**WRITTEN INSTRUCTION:** Copy exactly the lines that run from the top of the listing to the line containing "const yTicks = [0,5,10,15,20,25,30,35,40];", both ends included, and omit the pictures.

— begin TASK MATERIAL —

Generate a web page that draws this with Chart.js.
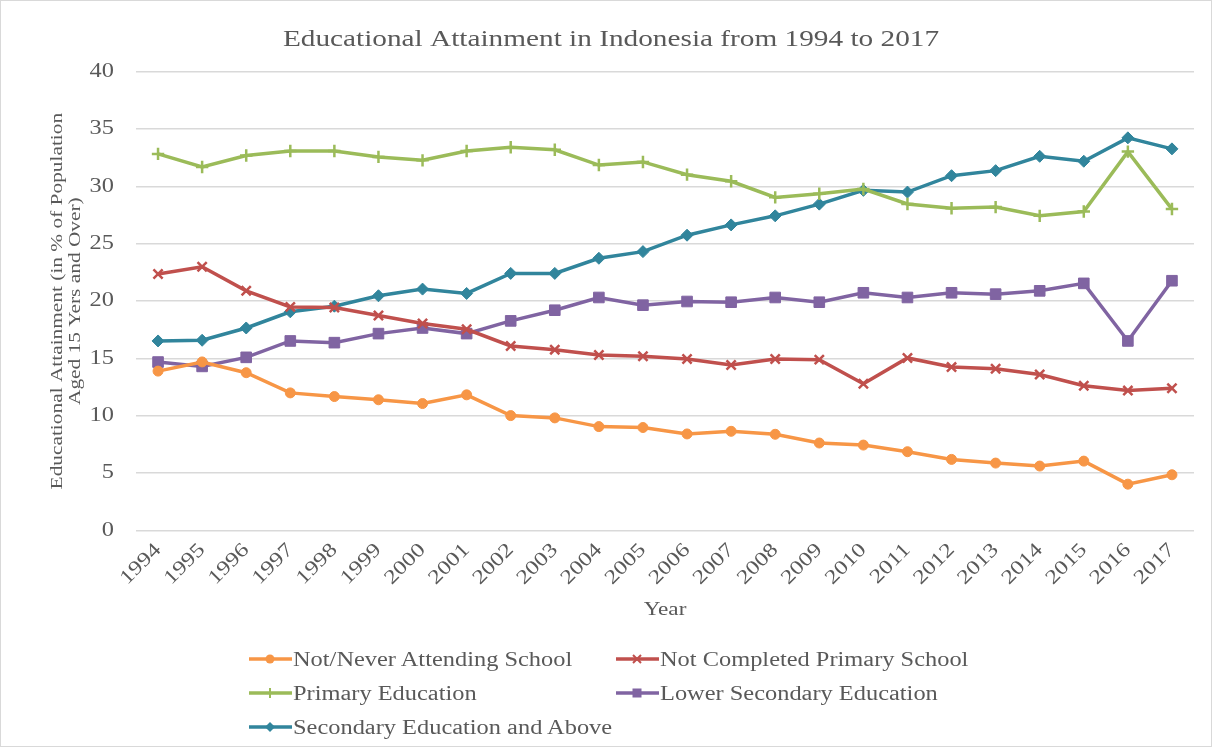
<!DOCTYPE html>
<html>
<head>
<meta charset="utf-8">
<script src="https://cdn.jsdelivr.net/npm/chart.js@4.4.1/dist/chart.umd.min.js"></script>
<style>
  html, body { margin: 0; padding: 0; background: #fff; }
  #wrap { position: relative; width: 1212px; height: 747px; box-sizing: border-box; border: 1px solid #d9d9d9; overflow: hidden; }
  #c { position: absolute; left: 0; top: 0; }
  .leg { position: absolute; font-family: "Liberation Serif", "Times New Roman", serif; font-size: 20px; color: #595959; display: flex; align-items: center; white-space: nowrap; }
  .leg span { display: inline-block; transform: scaleX(1.22); transform-origin: 0 50%; }
</style>
</head>
<body>
<div id="wrap">
  <canvas id="c" width="1212" height="747"></canvas>
  <div id="legend"></div>
</div>
<script>
const years = ["1994","1995","1996","1997","1998","1999","2000","2001","2002","2003","2004","2005","2006","2007","2008","2009","2010","2011","2012","2013","2014","2015","2016","2017"];
const notNeverAttending = [13.9,14.7,13.76,12.0,11.68,11.4,11.07,11.83,10.02,9.82,9.06,8.98,8.42,8.65,8.39,7.63,7.45,6.87,6.2,5.88,5.62,6.05,4.04,4.86];
const notCompletedPrimary = [22.36,23.0,20.9,19.5,19.45,18.75,18.05,17.55,16.09,15.77,15.3,15.2,14.95,14.43,14.95,14.9,12.8,15.05,14.25,14.1,13.6,12.62,12.2,12.41];
const primaryEducation = [32.84,31.7,32.7,33.1,33.1,32.58,32.28,33.1,33.42,33.2,31.87,32.14,31.03,30.45,29.05,29.37,29.78,28.47,28.1,28.2,27.44,27.82,33.04,28.03];
const lowerSecondary = [14.69,14.31,15.1,16.53,16.38,17.17,17.66,17.17,18.28,19.21,20.32,19.65,19.97,19.91,20.32,19.91,20.73,20.32,20.73,20.61,20.9,21.55,16.53,21.78];
const secondaryAndAbove = [16.53,16.59,17.66,19.07,19.56,20.47,21.05,20.67,22.42,22.42,23.74,24.32,25.75,26.65,27.44,28.46,29.66,29.51,30.94,31.38,32.63,32.2,34.24,33.28];
const yTicks = [0,5,10,15,20,25,30,35,40];

const seriesNames = ["Not/Never Attending School","Not Completed Primary School","Primary Education","Lower Secondary Education","Secondary Education and Above"];
const seriesColors = ["#F79646","#C0504D","#9BBB59","#8064A2","#31859C"];
const seriesStyles = ["circle","crossRot","cross","rect","rectRot"];
const seriesRadius = [5,6.5,6.2,7.5,6];
const seriesData = [notNeverAttending, notCompletedPrimary, primaryEducation, lowerSecondary, secondaryAndAbove];

const FONT = "'Liberation Serif', 'Times New Roman', serif";
const TXT = "#595959";
const TEXT_STRETCH = 1.22;

// Widen canvas text glyphs along their baseline (reference uses a wide serif rendering)
const canvas = document.getElementById('c');
const cx2d = canvas.getContext('2d');
const P = CanvasRenderingContext2D.prototype;
cx2d.fillText = function (t, x, y, maxW) {
  this.save();
  this.translate(x, y);
  this.scale(TEXT_STRETCH, 1);
  if (maxW !== undefined) P.fillText.call(this, t, 0, 0, maxW / TEXT_STRETCH);
  else P.fillText.call(this, t, 0, 0);
  this.restore();
};
cx2d.measureText = function (t) {
  const m = P.measureText.call(this, t);
  return {
    width: m.width * TEXT_STRETCH,
    actualBoundingBoxAscent: m.actualBoundingBoxAscent,
    actualBoundingBoxDescent: m.actualBoundingBoxDescent,
    actualBoundingBoxLeft: m.actualBoundingBoxLeft * TEXT_STRETCH,
    actualBoundingBoxRight: m.actualBoundingBoxRight * TEXT_STRETCH
  };
};

const datasets = seriesNames.map((n,i) => ({
  label: n,
  data: seriesData[i],
  borderColor: seriesColors[i],
  backgroundColor: seriesColors[i],
  borderWidth: 3.5,
  pointStyle: seriesStyles[i],
  pointRadius: seriesRadius[i],
  pointHoverRadius: seriesRadius[i],
  pointBorderWidth: (seriesStyles[i] === 'cross' || seriesStyles[i] === 'crossRot') ? 2.5 : 1,
  pointBorderColor: seriesColors[i],
  pointBackgroundColor: seriesColors[i],
  tension: 0,
  fill: false
}));

const PAD_LEFT = 27;
new Chart(canvas, {
  type: 'line',
  data: { labels: years, datasets },
  options: {
    responsive: false,
    animation: false,
    events: [],
    layout: { padding: { left: PAD_LEFT, right: 19, top: 0, bottom: 107 } },
    plugins: {
      legend: { display: false },
      tooltip: { enabled: false },
      title: {
        display: true,
        text: "Educational Attainment in Indonesia from 1994 to 2017",
        color: TXT,
        font: { family: FONT, size: 24, weight: 'normal' },
        padding: { top: 24, bottom: 18 }
      }
    },
    scales: {
      x: {
        type: 'category',
        offset: true,
        grid: { display: false, drawTicks: false },
        border: { display: false },
        ticks: { color: TXT, font: { family: FONT, size: 20 }, minRotation: 45, maxRotation: 45, padding: 8, autoSkip: false },
        title: { display: true, text: "Year", color: TXT, font: { family: FONT, size: 19 }, padding: { top: 0, bottom: 20 } },
        afterFit: (s) => { s.height = 110.5; }
      },
      y: {
        min: 0, max: 40,
        afterBuildTicks: (s) => { s.ticks = yTicks.map(v => ({ value: v })); },
        grid: { color: "#d9d9d9", lineWidth: 1.5, drawTicks: false },
        border: { display: false },
        ticks: { color: TXT, font: { family: FONT, size: 20 }, padding: 22 },
        title: { display: true, text: ["Educational Attainment (in % of Population", "Aged 15 Yers and Over)"], color: TXT, font: { family: FONT, size: 17.5, lineHeight: 1.05 }, padding: { top: 20, bottom: 0 } },
        afterFit: (s) => { s.width = 135 - PAD_LEFT; }
      }
    }
  }
});

// HTML legend (two columns)
const legPos = [[247,658],[614,658],[247,692],[614,692],[247,726]];
const legEl = document.getElementById('legend');
seriesNames.forEach((n,i) => {
  const d = document.createElement('div');
  d.className = 'leg';
  d.style.left = legPos[i][0] + 'px';
  d.style.top = (legPos[i][1] - 12) + 'px';
  d.style.height = '24px';
  const c = seriesColors[i];
  let mk = '';
  const cx = 22, cy = 12;
  switch (seriesStyles[i]) {
    case 'circle': mk = `<circle cx="${cx}" cy="${cy}" r="4.5" fill="${c}"/>`; break;
    case 'crossRot': mk = `<path d="M${cx-4} ${cy-4} L${cx+4} ${cy+4} M${cx+4} ${cy-4} L${cx-4} ${cy+4}" stroke="${c}" stroke-width="2"/>`; break;
    case 'cross': mk = `<path d="M${cx} ${cy-5} L${cx} ${cy+5}" stroke="${c}" stroke-width="2"/>`; break;
    case 'rect': mk = `<rect x="${cx-4.5}" y="${cy-4.5}" width="9" height="9" fill="${c}"/>`; break;
    case 'rectRot': mk = `<path d="M${cx} ${cy-5} L${cx+5} ${cy} L${cx} ${cy+5} L${cx-5} ${cy} Z" fill="${c}"/>`; break;
  }
  d.innerHTML = `<svg width="45" height="24"><line x1="1" y1="${cy}" x2="44" y2="${cy}" stroke="${c}" stroke-width="3.5"/>${mk}</svg><span>${n}</span>`;
  legEl.appendChild(d);
});
</script>
</body>
</html>
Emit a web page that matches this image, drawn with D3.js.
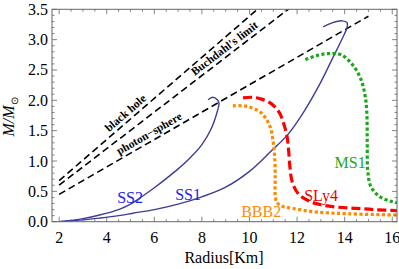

— end TASK MATERIAL —

**TASK OUTPUT:**
Generate a web page that draws this with Chart.js.
<!DOCTYPE html>
<html>
<head>
<meta charset="utf-8">
<script src="https://cdn.jsdelivr.net/npm/chart.js@4.4.1/dist/chart.umd.min.js"></script>
<style>
  html, body { margin: 0; padding: 0; background: #fff; }
  #wrap { position: relative; width: 1212px; height: 747px; box-sizing: border-box; border: 1px solid #d9d9d9; overflow: hidden; }
  #c { position: absolute; left: 0; top: 0; }
  .leg { position: absolute; font-family: "Liberation Serif", "Times New Roman", serif; font-size: 20px; color: #595959; display: flex; align-items: center; white-space: nowrap; }
  .leg span { display: inline-block; transform: scaleX(1.22); transform-origin: 0 50%; }
</style>
</head>
<body>
<div id="wrap">
  <canvas id="c" width="1212" height="747"></canvas>
  <div id="legend"></div>
</div>
<script>
const years = ["1994","1995","1996","1997","1998","1999","2000","2001","2002","2003","2004","2005","2006","2007","2008","2009","2010","2011","2012","2013","2014","2015","2016","2017"];
const notNeverAttending = [13.9,14.7,13.76,12.0,11.68,11.4,11.07,11.83,10.02,9.82,9.06,8.98,8.42,8.65,8.39,7.63,7.45,6.87,6.2,5.88,5.62,6.05,4.04,4.86];
const notCompletedPrimary = [22.36,23.0,20.9,19.5,19.45,18.75,18.05,17.55,16.09,15.77,15.3,15.2,14.95,14.43,14.95,14.9,12.8,15.05,14.25,14.1,13.6,12.62,12.2,12.41];
const primaryEducation = [32.84,31.7,32.7,33.1,33.1,32.58,32.28,33.1,33.42,33.2,31.87,32.14,31.03,30.45,29.05,29.37,29.78,28.47,28.1,28.2,27.44,27.82,33.04,28.03];
const lowerSecondary = [14.69,14.31,15.1,16.53,16.38,17.17,17.66,17.17,18.28,19.21,20.32,19.65,19.97,19.91,20.32,19.91,20.73,20.32,20.73,20.61,20.9,21.55,16.53,21.78];
const secondaryAndAbove = [16.53,16.59,17.66,19.07,19.56,20.47,21.05,20.67,22.42,22.42,23.74,24.32,25.75,26.65,27.44,28.46,29.66,29.51,30.94,31.38,32.63,32.2,34.24,33.28];
const yTicks = [0,5,10,15,20,25,30,35,40];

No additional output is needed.